Lake Challa is a crater lake that lies east of Mount Kilimanjaro straddling the border between Kenya and Tanzania. The lake formed approximately 250,000 years ago. The lake is, 8 kilometers (5.0 mi) north of Taveta, Kenya, and 55 kilometers (34 mi) east of Moshi, Tanzania. The lake is surrounded by a steep crater rim with a maximum height of 170 meters (560 ft.).
Approximately 80 percent of the lake's inflow comes from groundwater, which is derived mostly from rainfall in the montane forest zone of Mount Kilimanjaro. The Lake Chala tilapia (Oreochromis hunteri) is endemic to Lake Chala and listed by the International Union for Conservation of Nature as a threatened species.

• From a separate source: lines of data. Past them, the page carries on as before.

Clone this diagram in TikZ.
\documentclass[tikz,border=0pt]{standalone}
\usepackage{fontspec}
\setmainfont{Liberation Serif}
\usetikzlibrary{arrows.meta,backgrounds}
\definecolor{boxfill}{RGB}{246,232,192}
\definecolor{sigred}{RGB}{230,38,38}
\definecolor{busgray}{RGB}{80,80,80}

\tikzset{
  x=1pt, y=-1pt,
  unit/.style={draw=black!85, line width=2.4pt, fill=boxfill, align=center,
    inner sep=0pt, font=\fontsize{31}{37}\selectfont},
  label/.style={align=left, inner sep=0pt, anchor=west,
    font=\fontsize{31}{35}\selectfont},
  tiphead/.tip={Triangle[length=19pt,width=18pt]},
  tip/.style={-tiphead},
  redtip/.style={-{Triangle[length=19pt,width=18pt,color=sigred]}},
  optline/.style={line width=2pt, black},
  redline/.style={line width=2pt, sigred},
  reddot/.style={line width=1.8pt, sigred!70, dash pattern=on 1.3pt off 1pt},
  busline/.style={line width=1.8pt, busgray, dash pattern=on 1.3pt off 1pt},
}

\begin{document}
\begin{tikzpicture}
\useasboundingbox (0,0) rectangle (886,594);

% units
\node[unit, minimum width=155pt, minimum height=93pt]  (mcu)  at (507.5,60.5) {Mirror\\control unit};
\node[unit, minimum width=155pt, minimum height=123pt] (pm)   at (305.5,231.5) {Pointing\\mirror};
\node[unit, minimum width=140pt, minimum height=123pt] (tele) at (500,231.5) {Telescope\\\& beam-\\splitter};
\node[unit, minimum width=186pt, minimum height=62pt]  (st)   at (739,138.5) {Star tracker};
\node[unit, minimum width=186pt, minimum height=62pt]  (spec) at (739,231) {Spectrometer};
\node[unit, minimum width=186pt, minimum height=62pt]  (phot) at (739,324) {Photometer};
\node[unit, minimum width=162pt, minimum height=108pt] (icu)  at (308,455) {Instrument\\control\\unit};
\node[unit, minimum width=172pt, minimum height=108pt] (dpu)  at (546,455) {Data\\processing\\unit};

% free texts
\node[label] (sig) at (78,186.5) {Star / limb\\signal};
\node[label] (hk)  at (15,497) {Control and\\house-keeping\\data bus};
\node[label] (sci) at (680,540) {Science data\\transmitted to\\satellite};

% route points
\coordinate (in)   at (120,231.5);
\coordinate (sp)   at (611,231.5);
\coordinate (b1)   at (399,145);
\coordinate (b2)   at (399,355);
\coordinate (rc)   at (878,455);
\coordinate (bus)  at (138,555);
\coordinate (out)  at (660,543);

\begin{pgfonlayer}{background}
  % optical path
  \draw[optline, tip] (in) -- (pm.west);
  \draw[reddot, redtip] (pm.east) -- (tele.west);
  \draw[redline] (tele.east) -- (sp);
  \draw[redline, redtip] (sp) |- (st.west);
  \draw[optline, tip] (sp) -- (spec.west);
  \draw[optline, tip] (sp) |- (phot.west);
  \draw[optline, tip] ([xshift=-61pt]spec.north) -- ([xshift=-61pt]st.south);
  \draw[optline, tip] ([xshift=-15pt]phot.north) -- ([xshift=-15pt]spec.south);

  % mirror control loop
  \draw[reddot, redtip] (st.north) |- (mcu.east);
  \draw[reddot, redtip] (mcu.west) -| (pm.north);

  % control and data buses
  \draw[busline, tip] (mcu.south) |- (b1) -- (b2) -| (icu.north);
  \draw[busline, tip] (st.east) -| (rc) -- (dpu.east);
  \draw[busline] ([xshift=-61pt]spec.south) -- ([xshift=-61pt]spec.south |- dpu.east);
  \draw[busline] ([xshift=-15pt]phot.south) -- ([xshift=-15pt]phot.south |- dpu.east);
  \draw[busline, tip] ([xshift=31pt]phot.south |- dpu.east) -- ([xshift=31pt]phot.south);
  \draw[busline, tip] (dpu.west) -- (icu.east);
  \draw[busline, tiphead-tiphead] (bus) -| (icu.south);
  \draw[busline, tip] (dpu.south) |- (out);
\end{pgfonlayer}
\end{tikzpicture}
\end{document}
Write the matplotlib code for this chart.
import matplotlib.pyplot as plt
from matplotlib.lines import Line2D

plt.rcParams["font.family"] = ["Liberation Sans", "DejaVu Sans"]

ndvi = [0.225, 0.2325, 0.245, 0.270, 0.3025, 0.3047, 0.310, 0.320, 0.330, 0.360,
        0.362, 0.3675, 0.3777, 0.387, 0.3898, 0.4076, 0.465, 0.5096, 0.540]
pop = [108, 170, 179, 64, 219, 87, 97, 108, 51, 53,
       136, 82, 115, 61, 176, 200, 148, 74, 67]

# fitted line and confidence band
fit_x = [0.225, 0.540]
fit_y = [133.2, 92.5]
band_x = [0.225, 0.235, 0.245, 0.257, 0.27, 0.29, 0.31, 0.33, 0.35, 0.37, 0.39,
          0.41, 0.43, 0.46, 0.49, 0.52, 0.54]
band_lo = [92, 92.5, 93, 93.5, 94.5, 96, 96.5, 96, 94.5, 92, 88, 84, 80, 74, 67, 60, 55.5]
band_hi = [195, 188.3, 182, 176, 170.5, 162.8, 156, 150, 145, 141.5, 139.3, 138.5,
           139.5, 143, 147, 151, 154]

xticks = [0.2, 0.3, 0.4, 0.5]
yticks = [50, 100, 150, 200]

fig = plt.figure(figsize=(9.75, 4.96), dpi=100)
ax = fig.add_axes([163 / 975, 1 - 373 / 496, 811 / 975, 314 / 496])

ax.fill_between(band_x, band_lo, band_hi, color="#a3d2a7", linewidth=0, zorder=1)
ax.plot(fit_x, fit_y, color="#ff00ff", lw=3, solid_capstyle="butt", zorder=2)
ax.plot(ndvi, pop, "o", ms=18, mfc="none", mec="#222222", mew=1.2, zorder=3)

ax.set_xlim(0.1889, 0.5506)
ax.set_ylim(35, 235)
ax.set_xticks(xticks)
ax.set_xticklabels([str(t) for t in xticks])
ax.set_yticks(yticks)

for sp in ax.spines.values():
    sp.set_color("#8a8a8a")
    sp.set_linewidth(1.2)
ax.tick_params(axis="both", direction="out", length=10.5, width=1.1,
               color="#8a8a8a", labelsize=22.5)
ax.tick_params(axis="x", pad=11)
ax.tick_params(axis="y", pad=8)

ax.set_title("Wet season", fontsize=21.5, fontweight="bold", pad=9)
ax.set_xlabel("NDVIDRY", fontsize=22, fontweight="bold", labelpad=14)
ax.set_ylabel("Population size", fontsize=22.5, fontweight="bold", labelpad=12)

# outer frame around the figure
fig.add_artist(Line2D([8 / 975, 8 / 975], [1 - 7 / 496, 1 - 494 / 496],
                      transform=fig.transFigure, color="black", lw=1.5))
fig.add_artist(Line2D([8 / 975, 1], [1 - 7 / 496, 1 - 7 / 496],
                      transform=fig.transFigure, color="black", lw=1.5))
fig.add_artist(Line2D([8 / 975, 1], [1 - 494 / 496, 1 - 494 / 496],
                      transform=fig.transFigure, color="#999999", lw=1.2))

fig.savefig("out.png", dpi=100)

The lake is fed by groundwater flows, which come from Mount Kilimanjaro, fed and drained underground. The lake’s colour changes between deep blue to turquoise and green in different seasons.
Chala has a huge variety of amazing trees, grasses and plants; some are unique to the area. According to the time of year there are hundreds of species of butterflies and birds, including spectacular birds of prey. The African Fish Eagle, with its haunting techniques, Verreaux’s Eagle, Augur Buzzards and many other species of birds can be seen around the crater walls. Wild mammals do vary including Blue Monkeys, Colobus Monkeys, baboons, dik-dik, kudu and elephant. Chala is an untouched part of a truly ancient land and a must visit place.
While visiting the lake visitors can engage in various activities include walking safaris, canoeing, swimming and fishing.